WILD MID 20'S HOCKEY

There was no era in the game quite like the mid 1920's, when hockey spread like wildfire. Great stars were emerging from everywhere it seemed and the popularity of the sport took it into incharted waters. The daring times, where a buck was made fast, or just as quickly lost, was captivating for the risk takers and big money gamblers of the day.

The fate of teams in this time could change quickly. The story of the Hamilton Tigers is just one example. The Montreal Maronns were another.

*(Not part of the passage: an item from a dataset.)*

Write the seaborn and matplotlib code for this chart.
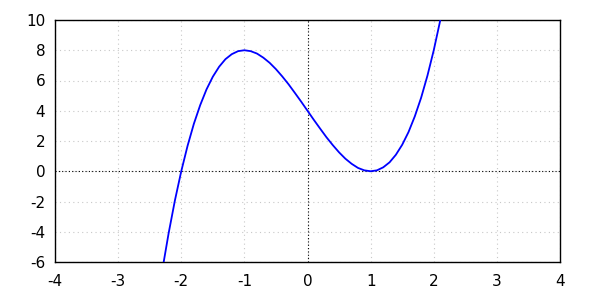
import matplotlib
matplotlib.use("Agg")
import matplotlib.pyplot as plt
import seaborn as sns
import pandas as pd

x_vals = [-2.3, -2.2, -2.1, -2.0, -1.9, -1.8, -1.7, -1.6, -1.5, -1.4, -1.3, -1.2,
          -1.1, -1.0, -0.9, -0.8, -0.7, -0.6, -0.5, -0.4, -0.3, -0.2, -0.1, 0.0,
          0.1, 0.2, 0.3, 0.4, 0.5, 0.6, 0.7, 0.8, 0.9, 1.0, 1.1, 1.2, 1.3, 1.4,
          1.5, 1.6, 1.7, 1.8, 1.9, 2.0, 2.1, 2.2]
y_vals = [-6.53, -4.10, -1.92, 0.00, 1.68, 3.14, 4.37, 5.41, 6.25, 6.91, 7.41, 7.74,
          7.94, 8.00, 7.94, 7.78, 7.51, 7.17, 6.75, 6.27, 5.75, 5.18, 4.60, 4.00,
          3.40, 2.82, 2.25, 1.73, 1.25, 0.83, 0.49, 0.22, 0.06, 0.00, 0.06, 0.26,
          0.59, 1.09, 1.75, 2.59, 3.63, 4.86, 6.32, 8.00, 9.92, 12.10]
x_ticks = [-4, -3, -2, -1, 0, 1, 2, 3, 4]
y_ticks = [-6, -4, -2, 0, 2, 4, 6, 8, 10]

sns.set_style("white")
plt.rcParams['font.family'] = ['DejaVu Sans']
plt.rcParams['axes.unicode_minus'] = False

df = pd.DataFrame({"x": x_vals, "y": y_vals})

fig = plt.figure(figsize=(6, 3), dpi=100)
ax = fig.add_axes([55/600, 1 - 262/300, (560 - 55)/600, (262 - 20)/300])

for t in x_ticks:
    ax.axvline(t, color="#c8c8c8", lw=0.8, ls=(0, (1, 3)), zorder=0)
for t in y_ticks:
    ax.axhline(t, color="#c8c8c8", lw=0.8, ls=(0, (1, 3)), zorder=0)
ax.axhline(0, color="black", lw=0.8, ls=(0, (1, 2)), zorder=1)
ax.axvline(0, color="black", lw=0.8, ls=(0, (1, 2)), zorder=1)

sns.lineplot(data=df, x="x", y="y", ax=ax, color="#0000ff", lw=1.3, sort=False,
             estimator=None, zorder=3)

ax.set_xlim(-4, 4)
ax.set_ylim(-6, 10)
ax.set_xticks(x_ticks)
ax.set_yticks(y_ticks)
ax.set_xticklabels([str(t) for t in x_ticks])
ax.set_yticklabels([str(t) for t in y_ticks])
ax.set_xlabel("")
ax.set_ylabel("")
ax.tick_params(direction="in", length=7, width=1, labelsize=11, color="black",
               labelcolor="black", top=False, right=False)
ax.tick_params(axis="x", pad=9)
ax.tick_params(axis="y", pad=7)
for s in ax.spines.values():
    s.set_color("black")
    s.set_linewidth(1)

fig.savefig("out.png", dpi=100)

The second to last place Maroons 1925, catapulted to one of the NHL's best teams in one year. Rookie Nels Stewart came seemingly out of nowhere to propel his team into the league's upper echelons, winning the scoring title, the Hart Trophy, and potting 34 goals in 36 games to boost his team. Maroons GM Eddie Girard also signed defensemen Babe Siebert and Dunc Munro, a former Olympian to contracts. The Maroons were on their way to glory.

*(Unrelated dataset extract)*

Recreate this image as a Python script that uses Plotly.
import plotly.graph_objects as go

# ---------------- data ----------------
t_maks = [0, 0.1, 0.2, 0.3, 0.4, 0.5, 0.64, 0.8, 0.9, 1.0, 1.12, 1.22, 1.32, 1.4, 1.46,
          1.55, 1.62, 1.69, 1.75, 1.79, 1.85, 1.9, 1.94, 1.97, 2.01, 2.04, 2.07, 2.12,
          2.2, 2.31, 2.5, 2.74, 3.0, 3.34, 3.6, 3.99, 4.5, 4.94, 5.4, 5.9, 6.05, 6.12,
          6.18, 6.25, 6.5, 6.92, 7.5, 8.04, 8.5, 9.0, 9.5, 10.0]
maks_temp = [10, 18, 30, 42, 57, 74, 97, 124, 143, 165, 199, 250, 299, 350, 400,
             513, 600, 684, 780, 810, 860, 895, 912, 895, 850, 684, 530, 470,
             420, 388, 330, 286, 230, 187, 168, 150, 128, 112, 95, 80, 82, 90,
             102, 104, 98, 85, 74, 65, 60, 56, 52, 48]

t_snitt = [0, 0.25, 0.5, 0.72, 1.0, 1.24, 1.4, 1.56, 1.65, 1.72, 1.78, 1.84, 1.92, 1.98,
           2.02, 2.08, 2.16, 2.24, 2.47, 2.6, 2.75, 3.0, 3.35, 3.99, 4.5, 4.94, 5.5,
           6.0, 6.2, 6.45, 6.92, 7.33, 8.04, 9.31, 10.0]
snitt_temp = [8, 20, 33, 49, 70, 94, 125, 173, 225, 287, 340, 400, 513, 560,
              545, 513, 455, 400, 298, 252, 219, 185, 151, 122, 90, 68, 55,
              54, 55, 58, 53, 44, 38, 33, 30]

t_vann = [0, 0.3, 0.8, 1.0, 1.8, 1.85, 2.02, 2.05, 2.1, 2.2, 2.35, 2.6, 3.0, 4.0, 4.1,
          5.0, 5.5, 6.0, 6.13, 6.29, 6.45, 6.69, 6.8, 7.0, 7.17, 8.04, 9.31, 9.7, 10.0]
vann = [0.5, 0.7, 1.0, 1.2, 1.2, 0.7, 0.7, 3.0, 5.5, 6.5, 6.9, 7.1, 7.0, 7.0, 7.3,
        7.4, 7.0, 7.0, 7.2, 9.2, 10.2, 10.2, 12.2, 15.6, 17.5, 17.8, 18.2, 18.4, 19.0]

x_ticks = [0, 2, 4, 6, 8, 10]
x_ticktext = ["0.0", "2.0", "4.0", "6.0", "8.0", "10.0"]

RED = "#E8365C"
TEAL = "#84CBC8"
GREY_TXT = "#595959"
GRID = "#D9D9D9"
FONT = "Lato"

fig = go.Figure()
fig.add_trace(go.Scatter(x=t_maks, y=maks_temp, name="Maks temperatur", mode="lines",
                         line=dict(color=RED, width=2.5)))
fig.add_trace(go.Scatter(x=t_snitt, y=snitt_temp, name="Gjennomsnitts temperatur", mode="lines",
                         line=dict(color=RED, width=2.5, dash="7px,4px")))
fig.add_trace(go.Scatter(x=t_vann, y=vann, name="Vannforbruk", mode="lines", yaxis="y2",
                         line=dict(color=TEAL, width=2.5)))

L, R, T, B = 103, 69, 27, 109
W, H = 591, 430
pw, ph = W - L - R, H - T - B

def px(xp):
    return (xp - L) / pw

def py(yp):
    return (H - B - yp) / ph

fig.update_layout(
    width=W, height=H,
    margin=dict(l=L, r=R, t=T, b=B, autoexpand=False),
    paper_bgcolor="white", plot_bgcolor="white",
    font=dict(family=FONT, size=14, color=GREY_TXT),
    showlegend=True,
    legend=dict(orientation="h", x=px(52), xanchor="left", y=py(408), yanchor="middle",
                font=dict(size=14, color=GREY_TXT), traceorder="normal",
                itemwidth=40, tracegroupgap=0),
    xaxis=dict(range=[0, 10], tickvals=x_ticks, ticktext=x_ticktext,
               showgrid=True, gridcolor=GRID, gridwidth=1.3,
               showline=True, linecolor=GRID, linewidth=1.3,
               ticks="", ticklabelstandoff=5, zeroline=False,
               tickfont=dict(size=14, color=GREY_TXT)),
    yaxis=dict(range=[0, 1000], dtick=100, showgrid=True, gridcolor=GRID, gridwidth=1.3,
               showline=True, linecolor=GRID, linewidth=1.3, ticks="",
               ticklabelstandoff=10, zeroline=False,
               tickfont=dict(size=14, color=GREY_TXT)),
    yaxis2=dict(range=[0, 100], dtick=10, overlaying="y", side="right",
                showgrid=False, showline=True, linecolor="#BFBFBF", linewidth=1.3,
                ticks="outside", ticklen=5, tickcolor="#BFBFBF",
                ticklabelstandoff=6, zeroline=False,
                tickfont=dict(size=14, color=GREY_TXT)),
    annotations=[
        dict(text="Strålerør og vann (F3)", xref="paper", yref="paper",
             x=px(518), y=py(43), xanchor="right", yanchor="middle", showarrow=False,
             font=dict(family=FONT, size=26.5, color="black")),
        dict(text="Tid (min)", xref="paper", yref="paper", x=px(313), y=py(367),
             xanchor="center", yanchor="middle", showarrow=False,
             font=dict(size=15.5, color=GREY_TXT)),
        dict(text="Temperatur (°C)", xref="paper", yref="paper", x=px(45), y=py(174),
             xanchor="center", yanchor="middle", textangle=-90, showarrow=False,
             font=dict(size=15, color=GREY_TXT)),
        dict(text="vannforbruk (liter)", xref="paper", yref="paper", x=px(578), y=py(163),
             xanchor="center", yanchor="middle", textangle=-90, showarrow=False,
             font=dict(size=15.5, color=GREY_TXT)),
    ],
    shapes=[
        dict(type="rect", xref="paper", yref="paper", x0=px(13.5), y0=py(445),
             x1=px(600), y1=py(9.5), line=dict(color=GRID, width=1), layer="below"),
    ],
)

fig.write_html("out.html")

In Ottawa, T.P. Gorman and Ted Day sold the team to Franklin Ahearn, who hired a host of good hockey people to jumpstart the Seantors. Ne coach Alex Curry was quite successful, as he took a team that had gone from fourth overall to first with an impressive record of 24–8–4.

The Pirates, with a cast that included stars Lionel Conacher and goalie Roy Worters, finished a strong third.

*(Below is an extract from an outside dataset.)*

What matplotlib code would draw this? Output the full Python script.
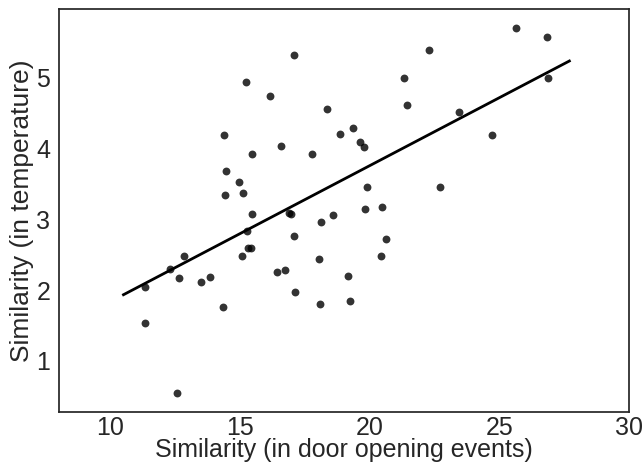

The second place Maroons took out the Pirates 6-4 in a two game total goals series and then went on to undo the top seeded Senators 2 goals to 1 over two games. The Maroons were awarded the Prince of Wales Trophy and won the right to play the Victoria Cougars for the Stanley Cup.

FINAL NHL TRIP WEST BRINGS ANOTHER STANLEY TO CITY OF MONTREAL

This would be the last season that saw challengers from outside of the NHL compete for the Stanley Cup, and once again, the Victoria Cougars would emerge as Western Hockey League champions. After the 1926 playoffs, the WHL, formerly the WCHL, would fold leaving the Cup entirely to the NHL, never again to be challenged for by a non NHL team.
















In the final Cup showdown, Nels Stewart was again the star, scoring six goals in the Cup final as the Maroons downed the Cougars 3 games to 1.

The Stanley Cup was returning to Montreal in 1926, only the Canadiens would have to watch their cross town rivals be toasted only two seasons into their existance.

NEWSY DOES THE HABS A FAVOR

With the collapse of western hockey league, a dozen quality players were available for the NHL's taking. Starting in the 1926-27 season, new players would be spread across the league, leading to further club expansion.

Former Canadiens great Newsy Lalonde gave the Habs some good advice, recommending team mate George Hainsworth as the solution to the team's goaltending woes. Smartly, Leo Dandurand took Lalonde up on his word, and signed the Saskatoon Crescents stopper in August. The signing turned out to be not a moment too soon, as Hainsworth was also sought out by the Toronto St. Patricks.

Soon it would be revealed that Hainsworth was in fact property of both the Canadiens and St. Pats, and a complicated decison on the matter awaited the NHL governors.

Hainsworth would help the Canadiens replace themselves among the league elite in short order, and would to be more than a worthy heir apparent to the legacy of Georges Vezina.